H⁺/AuPPh₃⁺ Exchange for the Hydride Complexes CpMoH(CO)₂(L) (L = PMe₃, PPh₃, CO). Formation and Structure of [Cp(CO)₂(PMe₃)Mo(AuPPh₃)₂]⁺[BF₄]^-

The reaction of CpMoH(CO)₂L with AuPPh₃⁺BF₄^- in THF at −40 °C proceeds directly to the MoAu₂ cluster compounds [CpMo(CO)₂L(AuPPh₃)₂]⁺BF₄^- (L = PMe₃ (1), PPh₃ (2)) with release of protons. A 1:1 reaction leaves 50% of the starting hydride unreacted. At lower temperature, however, the formation of a [CpMo(CO)₂(PMe₃)(μ-H)(AuPPh₃)]⁺ intermediate is observed. This compound evolves to the cation of 1 and CpMoH(CO)₂(PMe₃) upon warming and is deprotonated by 2,6-lutidine to afford CpMo(CO)₂(PMe₃)(AuPPh₃). The X-ray structure of 1 can be described as a four-legged piano stool with the PMe₃ and the “η²-(AuPPh₃)₂” ligands occupying relative trans positions. [Cp(CO)₂(PMe₃)Mo(AuPPh₃)₂]⁺[BF₄]^- (M_r = 1298.41):  monoclinic, space group P2₁/n, a = 18.1457(13) Å, b = 9.7811(7) Å, c = 26.096(2) Å, β = 105.086(5)°, V = 4472.0(5) ų, Z = 4. The reaction of CpMoH(CO)₂(PMe₃) with 3 equiv of AuPPh₃⁺ affords a MoAu₃ cluster, [CpMo(CO)₂(PMe₃)(AuPPh₃)₃]²⁺ (3), in good yields under kinetically controlled conditions.

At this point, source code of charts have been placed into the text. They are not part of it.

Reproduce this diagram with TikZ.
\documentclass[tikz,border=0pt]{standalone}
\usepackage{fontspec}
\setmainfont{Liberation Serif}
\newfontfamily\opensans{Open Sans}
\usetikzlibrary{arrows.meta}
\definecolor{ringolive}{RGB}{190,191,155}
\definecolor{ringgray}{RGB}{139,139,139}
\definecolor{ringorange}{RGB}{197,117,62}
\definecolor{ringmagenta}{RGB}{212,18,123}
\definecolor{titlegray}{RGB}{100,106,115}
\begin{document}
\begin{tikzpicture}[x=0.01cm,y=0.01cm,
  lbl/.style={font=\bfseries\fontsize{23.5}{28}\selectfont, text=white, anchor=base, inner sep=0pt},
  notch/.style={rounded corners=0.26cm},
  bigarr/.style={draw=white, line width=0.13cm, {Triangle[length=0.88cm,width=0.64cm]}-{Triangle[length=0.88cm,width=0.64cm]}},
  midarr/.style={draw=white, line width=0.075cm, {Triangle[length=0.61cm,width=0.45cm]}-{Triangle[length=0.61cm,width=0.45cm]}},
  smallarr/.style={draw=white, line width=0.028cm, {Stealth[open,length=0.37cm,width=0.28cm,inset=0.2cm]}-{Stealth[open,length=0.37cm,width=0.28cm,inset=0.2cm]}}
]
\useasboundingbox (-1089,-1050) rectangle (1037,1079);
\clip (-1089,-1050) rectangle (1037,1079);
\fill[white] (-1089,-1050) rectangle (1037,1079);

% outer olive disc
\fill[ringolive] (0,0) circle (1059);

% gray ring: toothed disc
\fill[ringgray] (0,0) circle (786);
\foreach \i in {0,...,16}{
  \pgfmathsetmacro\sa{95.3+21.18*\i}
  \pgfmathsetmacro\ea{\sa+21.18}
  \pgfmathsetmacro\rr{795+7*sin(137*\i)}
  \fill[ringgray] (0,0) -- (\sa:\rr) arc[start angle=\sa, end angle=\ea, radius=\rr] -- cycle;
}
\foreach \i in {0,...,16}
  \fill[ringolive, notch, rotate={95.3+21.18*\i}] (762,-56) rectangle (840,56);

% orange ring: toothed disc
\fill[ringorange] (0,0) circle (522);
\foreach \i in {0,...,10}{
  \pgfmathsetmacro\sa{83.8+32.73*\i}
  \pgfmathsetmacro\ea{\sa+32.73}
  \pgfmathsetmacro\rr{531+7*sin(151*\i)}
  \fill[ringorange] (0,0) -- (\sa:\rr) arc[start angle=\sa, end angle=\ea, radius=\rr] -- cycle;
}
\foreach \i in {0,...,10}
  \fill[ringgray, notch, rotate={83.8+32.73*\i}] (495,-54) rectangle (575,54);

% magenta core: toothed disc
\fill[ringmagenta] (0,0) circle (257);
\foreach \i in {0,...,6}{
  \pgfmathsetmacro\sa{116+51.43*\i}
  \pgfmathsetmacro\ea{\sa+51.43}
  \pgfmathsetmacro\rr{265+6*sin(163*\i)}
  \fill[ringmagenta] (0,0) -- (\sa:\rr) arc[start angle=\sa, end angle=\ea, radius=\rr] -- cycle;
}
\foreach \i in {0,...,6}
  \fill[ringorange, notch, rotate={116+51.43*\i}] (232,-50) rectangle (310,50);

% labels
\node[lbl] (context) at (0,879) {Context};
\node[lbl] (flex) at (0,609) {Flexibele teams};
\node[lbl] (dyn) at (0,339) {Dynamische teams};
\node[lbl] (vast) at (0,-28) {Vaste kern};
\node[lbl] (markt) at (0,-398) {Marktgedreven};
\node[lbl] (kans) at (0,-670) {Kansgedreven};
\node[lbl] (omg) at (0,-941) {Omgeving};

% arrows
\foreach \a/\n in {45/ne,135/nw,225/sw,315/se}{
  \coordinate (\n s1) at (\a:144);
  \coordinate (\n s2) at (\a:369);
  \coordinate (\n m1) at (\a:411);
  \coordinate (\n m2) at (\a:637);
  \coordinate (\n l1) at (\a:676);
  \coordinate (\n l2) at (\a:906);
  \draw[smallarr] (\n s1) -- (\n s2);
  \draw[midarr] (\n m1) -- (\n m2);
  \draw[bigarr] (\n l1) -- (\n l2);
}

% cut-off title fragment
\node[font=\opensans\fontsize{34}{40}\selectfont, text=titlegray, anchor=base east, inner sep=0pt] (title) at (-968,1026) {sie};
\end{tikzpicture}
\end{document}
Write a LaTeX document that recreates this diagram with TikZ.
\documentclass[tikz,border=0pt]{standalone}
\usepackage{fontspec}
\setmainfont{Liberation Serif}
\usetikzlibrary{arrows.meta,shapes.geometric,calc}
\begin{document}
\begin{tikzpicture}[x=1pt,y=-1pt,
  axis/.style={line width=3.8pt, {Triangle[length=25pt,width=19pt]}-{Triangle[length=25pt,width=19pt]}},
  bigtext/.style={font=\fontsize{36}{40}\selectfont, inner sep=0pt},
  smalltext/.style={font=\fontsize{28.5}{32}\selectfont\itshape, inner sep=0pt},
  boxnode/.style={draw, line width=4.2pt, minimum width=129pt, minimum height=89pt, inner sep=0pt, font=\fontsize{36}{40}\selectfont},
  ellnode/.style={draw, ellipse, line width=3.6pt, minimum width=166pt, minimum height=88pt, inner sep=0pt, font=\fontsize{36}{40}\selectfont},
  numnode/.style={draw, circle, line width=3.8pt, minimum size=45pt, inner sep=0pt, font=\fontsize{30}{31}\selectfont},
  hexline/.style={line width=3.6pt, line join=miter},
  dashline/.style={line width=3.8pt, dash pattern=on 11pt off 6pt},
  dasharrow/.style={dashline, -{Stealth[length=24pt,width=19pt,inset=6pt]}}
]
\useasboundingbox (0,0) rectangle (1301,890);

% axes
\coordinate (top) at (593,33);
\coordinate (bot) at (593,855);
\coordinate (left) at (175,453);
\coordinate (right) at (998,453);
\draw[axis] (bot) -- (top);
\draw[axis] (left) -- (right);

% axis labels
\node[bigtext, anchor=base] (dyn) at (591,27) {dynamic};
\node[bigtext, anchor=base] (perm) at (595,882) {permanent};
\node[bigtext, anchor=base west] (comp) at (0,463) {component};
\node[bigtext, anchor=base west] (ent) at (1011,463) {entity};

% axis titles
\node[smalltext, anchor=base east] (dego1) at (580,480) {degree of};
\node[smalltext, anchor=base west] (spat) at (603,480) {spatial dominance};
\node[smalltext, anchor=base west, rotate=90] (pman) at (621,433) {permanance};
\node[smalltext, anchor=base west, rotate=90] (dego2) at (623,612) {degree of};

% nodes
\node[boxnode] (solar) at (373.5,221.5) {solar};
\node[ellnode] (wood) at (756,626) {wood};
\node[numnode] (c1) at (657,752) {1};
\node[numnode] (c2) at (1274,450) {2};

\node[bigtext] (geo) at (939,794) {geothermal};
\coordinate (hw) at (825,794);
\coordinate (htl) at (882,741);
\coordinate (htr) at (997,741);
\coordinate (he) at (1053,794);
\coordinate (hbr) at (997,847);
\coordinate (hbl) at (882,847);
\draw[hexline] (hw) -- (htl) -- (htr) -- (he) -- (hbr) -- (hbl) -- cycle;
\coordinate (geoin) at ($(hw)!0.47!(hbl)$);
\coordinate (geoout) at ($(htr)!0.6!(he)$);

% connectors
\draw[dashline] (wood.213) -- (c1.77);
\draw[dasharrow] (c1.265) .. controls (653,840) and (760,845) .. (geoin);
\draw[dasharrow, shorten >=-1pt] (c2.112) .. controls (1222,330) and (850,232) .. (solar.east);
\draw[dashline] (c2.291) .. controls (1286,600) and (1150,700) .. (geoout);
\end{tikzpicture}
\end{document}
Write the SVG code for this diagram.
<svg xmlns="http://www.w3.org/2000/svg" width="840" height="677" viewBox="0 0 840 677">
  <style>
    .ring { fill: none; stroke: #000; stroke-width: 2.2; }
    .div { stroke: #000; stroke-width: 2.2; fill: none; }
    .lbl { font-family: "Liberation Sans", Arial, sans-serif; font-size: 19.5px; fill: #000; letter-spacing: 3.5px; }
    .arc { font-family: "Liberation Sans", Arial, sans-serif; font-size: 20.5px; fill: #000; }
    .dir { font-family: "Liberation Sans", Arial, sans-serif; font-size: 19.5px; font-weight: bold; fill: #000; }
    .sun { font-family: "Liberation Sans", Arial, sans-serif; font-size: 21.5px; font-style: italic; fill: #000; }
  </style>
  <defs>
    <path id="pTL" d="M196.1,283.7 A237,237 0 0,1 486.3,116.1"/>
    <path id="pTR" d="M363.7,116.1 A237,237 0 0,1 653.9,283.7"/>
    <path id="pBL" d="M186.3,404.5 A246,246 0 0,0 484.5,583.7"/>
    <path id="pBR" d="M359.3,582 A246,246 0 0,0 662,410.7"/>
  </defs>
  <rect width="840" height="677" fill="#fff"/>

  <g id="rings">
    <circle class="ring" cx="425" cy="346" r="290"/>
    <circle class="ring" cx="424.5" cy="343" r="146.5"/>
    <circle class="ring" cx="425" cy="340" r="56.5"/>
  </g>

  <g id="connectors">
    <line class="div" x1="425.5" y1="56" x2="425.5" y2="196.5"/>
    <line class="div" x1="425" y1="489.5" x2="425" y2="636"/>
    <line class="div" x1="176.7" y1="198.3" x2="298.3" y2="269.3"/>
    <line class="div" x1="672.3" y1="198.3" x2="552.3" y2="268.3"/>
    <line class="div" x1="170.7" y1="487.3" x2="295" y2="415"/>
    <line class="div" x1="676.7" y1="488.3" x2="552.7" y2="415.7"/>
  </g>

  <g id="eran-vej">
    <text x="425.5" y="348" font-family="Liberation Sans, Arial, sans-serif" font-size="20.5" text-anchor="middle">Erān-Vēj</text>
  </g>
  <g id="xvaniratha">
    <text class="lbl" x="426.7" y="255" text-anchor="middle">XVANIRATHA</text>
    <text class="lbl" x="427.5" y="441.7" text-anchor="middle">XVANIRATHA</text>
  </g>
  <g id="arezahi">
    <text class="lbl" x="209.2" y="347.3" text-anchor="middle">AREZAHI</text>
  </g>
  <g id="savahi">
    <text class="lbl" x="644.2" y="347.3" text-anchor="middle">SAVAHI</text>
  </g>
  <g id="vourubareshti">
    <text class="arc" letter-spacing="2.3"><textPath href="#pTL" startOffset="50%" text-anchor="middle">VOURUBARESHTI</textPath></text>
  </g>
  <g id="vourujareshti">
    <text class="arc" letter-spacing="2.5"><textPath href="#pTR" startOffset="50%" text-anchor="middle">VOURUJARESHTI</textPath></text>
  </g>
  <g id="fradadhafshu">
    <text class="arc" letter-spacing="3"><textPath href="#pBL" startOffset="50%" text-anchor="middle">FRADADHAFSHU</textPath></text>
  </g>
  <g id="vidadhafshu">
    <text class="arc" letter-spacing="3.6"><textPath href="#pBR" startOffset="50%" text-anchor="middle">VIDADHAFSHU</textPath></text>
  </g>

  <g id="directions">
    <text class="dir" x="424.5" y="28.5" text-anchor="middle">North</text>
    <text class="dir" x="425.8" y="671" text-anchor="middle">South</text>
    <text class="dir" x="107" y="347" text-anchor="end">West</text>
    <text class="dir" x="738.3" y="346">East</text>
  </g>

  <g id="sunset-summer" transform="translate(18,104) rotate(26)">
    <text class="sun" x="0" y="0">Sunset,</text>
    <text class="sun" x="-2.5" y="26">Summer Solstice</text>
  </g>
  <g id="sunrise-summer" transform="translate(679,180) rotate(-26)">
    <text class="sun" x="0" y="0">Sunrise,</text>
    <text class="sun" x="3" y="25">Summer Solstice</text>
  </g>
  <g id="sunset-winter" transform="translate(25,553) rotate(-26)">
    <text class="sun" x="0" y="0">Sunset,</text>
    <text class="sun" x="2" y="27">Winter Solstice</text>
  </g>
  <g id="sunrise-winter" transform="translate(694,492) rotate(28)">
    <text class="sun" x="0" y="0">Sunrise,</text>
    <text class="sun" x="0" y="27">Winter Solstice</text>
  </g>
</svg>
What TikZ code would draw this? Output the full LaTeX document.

Under thermodynamically controlled conditions, 3 dissociates extensively into 1 and free AuPPh₃⁺. It is proposed that the hydride ligand helps build higher nuclearity Mo−Au clusters. The difference in reaction pathways for the interaction of AuPPh₃⁺ with CpMoH(CO)₂L when L = PR₃ or CO and for the interaction of CpMoH(CO)₂(PMe₃) with E⁺ when E = H, Ph₃C or AuPPh₃ is discussed. The lower acidity and greater aurophilicity of the [CpMo(CO)₂L(μ-H)(AuPPh₃)]⁺ intermediate when L = PMe₃ favor attack by AuPPh₃⁺ before deprotonation.